Task to complete: Please return exactly the run of lines that begins with the line containing "Give me the" and ends with the line containing "import seaborn as sns", pictures excluded.

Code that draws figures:
------------------------
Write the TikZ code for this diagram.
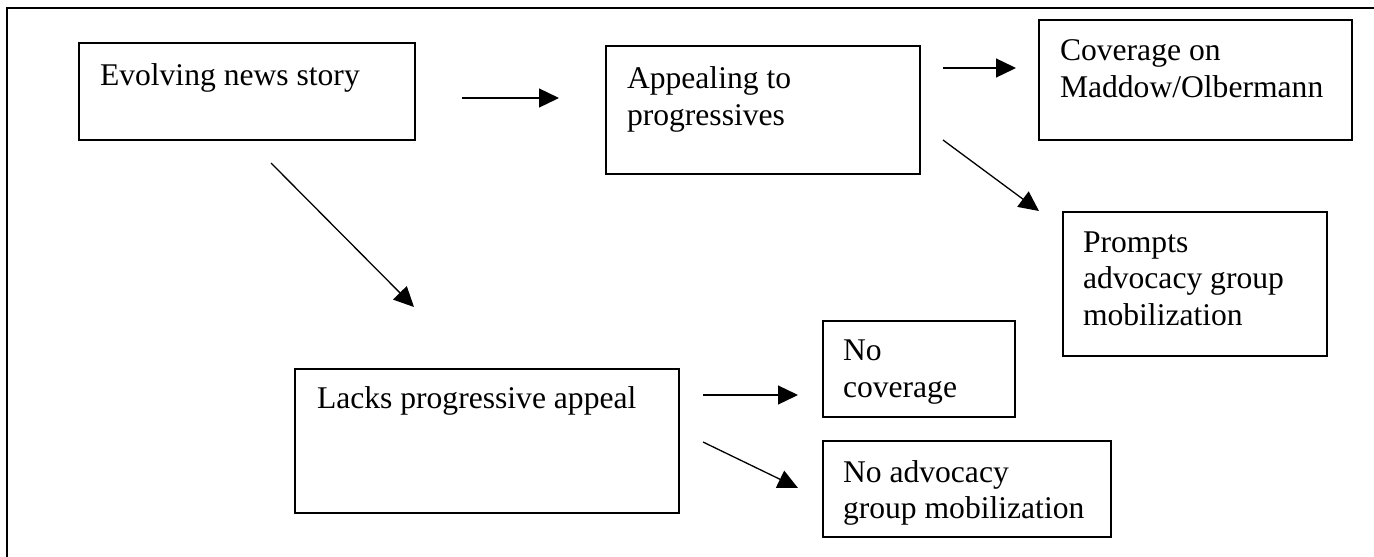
\documentclass[tikz,border=0pt]{standalone}
\usepackage{fontspec}
\setmainfont{Liberation Serif}
\usetikzlibrary{arrows.meta}
\begin{document}
\begin{tikzpicture}[x=1pt,y=-1pt,
  boxnode/.style={draw=black,line width=1.8pt,rectangle,inner sep=0pt,outer sep=0pt},
  txt/.style={anchor=base west,inner sep=0pt,outer sep=0pt,font=\fontsize{31.6}{36.5}\selectfont},
  arr/.style={line width=1.3pt,-{Triangle[length=20pt,width=19pt]}},
  frameline/.style={line width=2pt}]
\useasboundingbox (0,0) rectangle (1374,557);
\fill[white] (0,0) rectangle (1374,557);
% outer frame (only left and top edges visible)
\coordinate (fbl) at (7,560);
\coordinate (ftl) at (7,8);
\coordinate (ftr) at (1378,8);
\draw[frameline] (fbl) -- (ftl) -- (ftr);
% boxes
\node[boxnode,minimum width=336pt,minimum height=97pt] (b1) at (247,91.5) {};
\node[boxnode,minimum width=314pt,minimum height=128pt] (b2) at (763,110) {};
\node[boxnode,minimum width=313pt,minimum height=120pt] (b3) at (1195.5,80) {};
\node[boxnode,minimum width=264pt,minimum height=144pt] (b4) at (1195,284) {};
\node[boxnode,minimum width=384pt,minimum height=144pt] (b5) at (487,441) {};
\node[boxnode,minimum width=192pt,minimum height=96pt] (b6) at (919,369) {};
\node[boxnode,minimum width=288pt,minimum height=96pt] (b7) at (967,489) {};
% texts
\node[txt] (t1) at (100,85) {Evolving news story};
\node[txt] (t2a) at (627,88) {Appealing to};
\node[txt] (t2b) at (627,125) {progressives};
\node[txt] (t3a) at (1060,60) {Coverage on};
\node[txt] (t3b) at (1060,97) {Maddow/Olbermann};
\node[txt] (t4a) at (1083,252) {Prompts};
\node[txt] (t4b) at (1083,288) {advocacy group};
\node[txt] (t4c) at (1083,325) {mobilization};
\node[txt] (t5) at (317,408) {Lacks progressive appeal};
\node[txt] (t6a) at (843,360) {No};
\node[txt] (t6b) at (843,397) {coverage};
\node[txt] (t7a) at (843,482) {No advocacy};
\node[txt] (t7b) at (843,518) {group mobilization};
% arrow end points
\coordinate (a1s) at (462,98);   \coordinate (a1e) at (559,98);
\coordinate (a2s) at (943,68);   \coordinate (a2e) at (1016,68);
\coordinate (a3s) at (943,140);  \coordinate (a3e) at (1039,211);
\coordinate (a4s) at (271,163);  \coordinate (a4e) at (414,307);
\coordinate (a5s) at (703,395);  \coordinate (a5e) at (798,395);
\coordinate (a6s) at (703,442);  \coordinate (a6e) at (798,488);
\draw[arr] (a1s) -- (a1e);
\draw[arr] (a2s) -- (a2e);
\draw[arr] (a3s) -- (a3e);
\draw[arr] (a4s) -- (a4e);
\draw[arr] (a5s) -- (a5e);
\draw[arr] (a6s) -- (a6e);
\end{tikzpicture}
\end{document}
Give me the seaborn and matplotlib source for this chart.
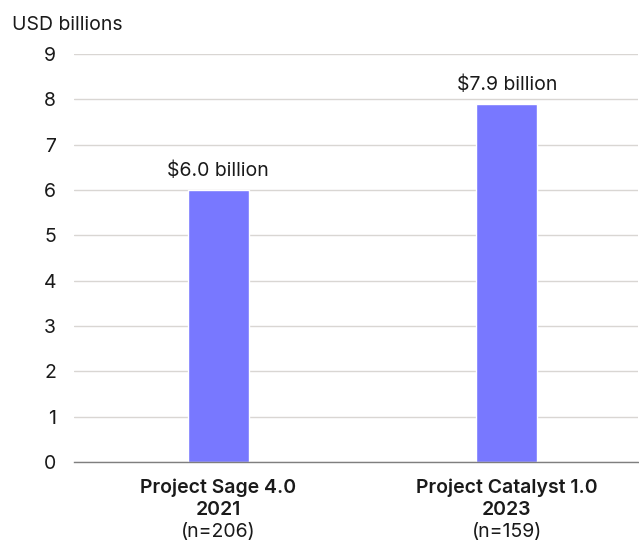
import numpy as np
import pandas as pd
import matplotlib
matplotlib.use("Agg")
import matplotlib.pyplot as plt
import matplotlib.transforms as mtransforms
import seaborn as sns

# data
projects = ["Project Sage 4.0", "Project Catalyst 1.0"]
years = ["2021", "2023"]
sample_sizes = ["(n=206)", "(n=159)"]
values = [6.0, 7.9]
value_labels = ["$6.0 billion", "$7.9 billion"]

df = pd.DataFrame({"project": projects, "value": values})

sns.set_theme(style="white")
plt.rcParams["font.family"] = ["Inter", "DejaVu Sans"]

fig = plt.figure(figsize=(6.39, 5.46), dpi=100)
ax = fig.add_axes([0.1158, 0.1538, 0.8826, 0.7473])

sns.barplot(data=df, x="project", y="value", color="#7878FF", saturation=1,
            width=0.2126, ax=ax)

ax.set_ylim(0, 9)
ax.set_xlim(-0.5, 1.455)
ax.set_yticks(range(0, 10))
ax.yaxis.grid(True, color="#d9d6d3", linewidth=1)
ax.set_axisbelow(True)
for s in ["top", "right", "left"]:
    ax.spines[s].set_visible(False)
ax.spines["bottom"].set_color("#7f7f7f")
ax.spines["bottom"].set_linewidth(1)
ax.tick_params(axis="y", length=0, pad=13, labelsize=14, labelcolor="#1a1a1a")
ax.tick_params(axis="x", length=0)
ax.set_xticklabels([""] * len(projects))
ax.set_xlabel("")
ax.set_ylabel("")

# value labels above bars
for i, (v, lab) in enumerate(zip(values, value_labels)):
    ax.annotate(lab, (i, v), xytext=(0, 7), textcoords="offset points",
                ha="center", va="bottom", fontsize=14, color="#1a1a1a")

# category labels: name + year bold, sample size regular
trans = mtransforms.blended_transform_factory(ax.transData, fig.transFigure)
for i in range(len(projects)):
    ax.text(i, 1 - 488 / 546, projects[i], transform=trans, ha="center", va="center",
            fontsize=14, fontweight="semibold", color="#1a1a1a")
    ax.text(i, 1 - 510 / 546, years[i], transform=trans, ha="center", va="center",
            fontsize=14, fontweight="semibold", color="#1a1a1a")
    ax.text(i, 1 - 532 / 546, sample_sizes[i], transform=trans, ha="center", va="center",
            fontsize=14, color="#1a1a1a")

fig.text(12 / 639, 1 - 25 / 546, "USD billions", ha="left", va="center",
         fontsize=14, color="#1a1a1a")

fig.savefig("out.png", dpi=100)
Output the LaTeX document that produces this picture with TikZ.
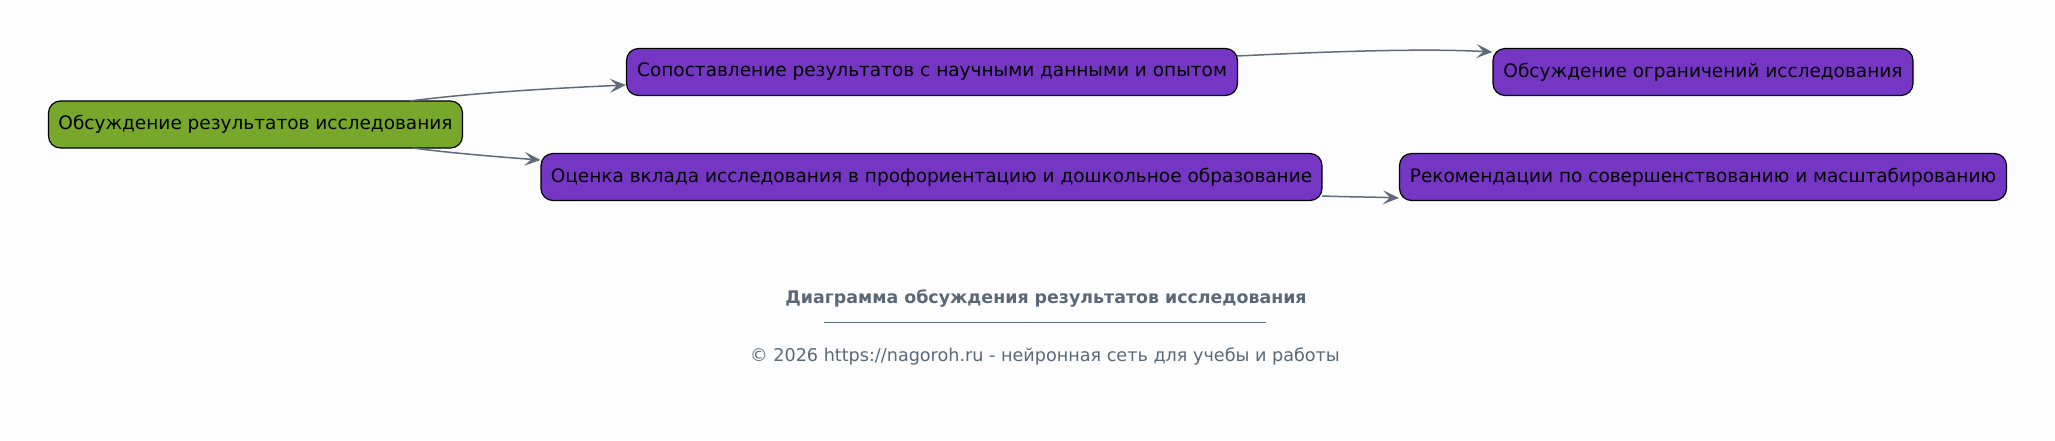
\documentclass[tikz,border=0pt]{standalone}
\usepackage{fontspec}
\setmainfont{DejaVu Sans}
\usetikzlibrary{arrows.meta}
\definecolor{bg}{HTML}{FDFDFD}
\definecolor{rootgreen}{HTML}{77A82B}
\definecolor{boxpurple}{HTML}{7536C4}
\definecolor{edgegray}{HTML}{5F6B7A}
\definecolor{capgray}{HTML}{5A6878}
\tikzset{
  box/.style={draw=black, line width=1.2pt, rounded corners=12pt, inner sep=0pt,
    minimum height=47pt, font=\fontsize{18.5}{22}\selectfont, text=black},
  rootbox/.style={box, fill=rootgreen},
  leafbox/.style={box, fill=boxpurple},
  conn/.style={draw=edgegray, line width=1.5pt,
    -{Stealth[length=16pt, width=14pt, inset=7pt]}},
  captitle/.style={text=capgray, font=\bfseries\fontsize{17.4}{20}\selectfont},
  capnote/.style={text=capgray, font=\fontsize{17.6}{20}\selectfont}
}
\begin{document}
\begin{tikzpicture}[x=1pt,y=-1pt]
\fill[bg] (0,0) rectangle (2055,440);
\useasboundingbox (0,0) rectangle (2055,440);
\node[rootbox, minimum width=414pt] (root) at (255.5,124.5) {Обсуждение результатов исследования};
\node[leafbox, minimum width=611pt] (cmp) at (932,72) {Сопоставление результатов с научными данными и опытом};
\node[leafbox, minimum width=781pt] (eval) at (931.5,177) {Оценка вклада исследования в профориентацию и дошкольное образование};
\node[leafbox, minimum width=420pt] (lim) at (1703,72) {Обсуждение ограничений исследования};
\node[leafbox, minimum width=607pt] (rec) at (1703,177) {Рекомендации по совершенствованию и масштабированию};
\coordinate (r1) at (410,101);
\coordinate (r2) at (413,148);
\coordinate (c1) at (1237,56);
\coordinate (e1) at (1322,196);
\draw[conn] (r1) .. controls (480,92) and (560,88) .. (cmp.west |- 0,85);
\draw[conn] (r2) .. controls (450,153) and (500,157) .. (eval.west |- 0,160);
\draw[conn] (c1) .. controls (1320,52) and (1420,48) .. (lim.west |- 0,52);
\draw[conn] (e1) .. controls (1350,197) and (1375,197) .. (rec.west |- 0,198);
\node[captitle] (title) at (1046,298.5) {Диаграмма обсуждения результатов исследования};
\node[inner sep=0pt] (rule) at (1045,322) {\color{capgray}\rule{442pt}{0.9pt}};
\node[capnote] (copy) at (1045,356.5) {© 2026 https://nagoroh.ru - нейронная сеть для учебы и работы};
\end{tikzpicture}
\end{document}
------------------------
Output for this exercise:
Give me the seaborn and matplotlib source for this chart.
import numpy as np
import pandas as pd
import matplotlib
matplotlib.use("Agg")
import matplotlib.pyplot as plt
import matplotlib.transforms as mtransforms
import seaborn as sns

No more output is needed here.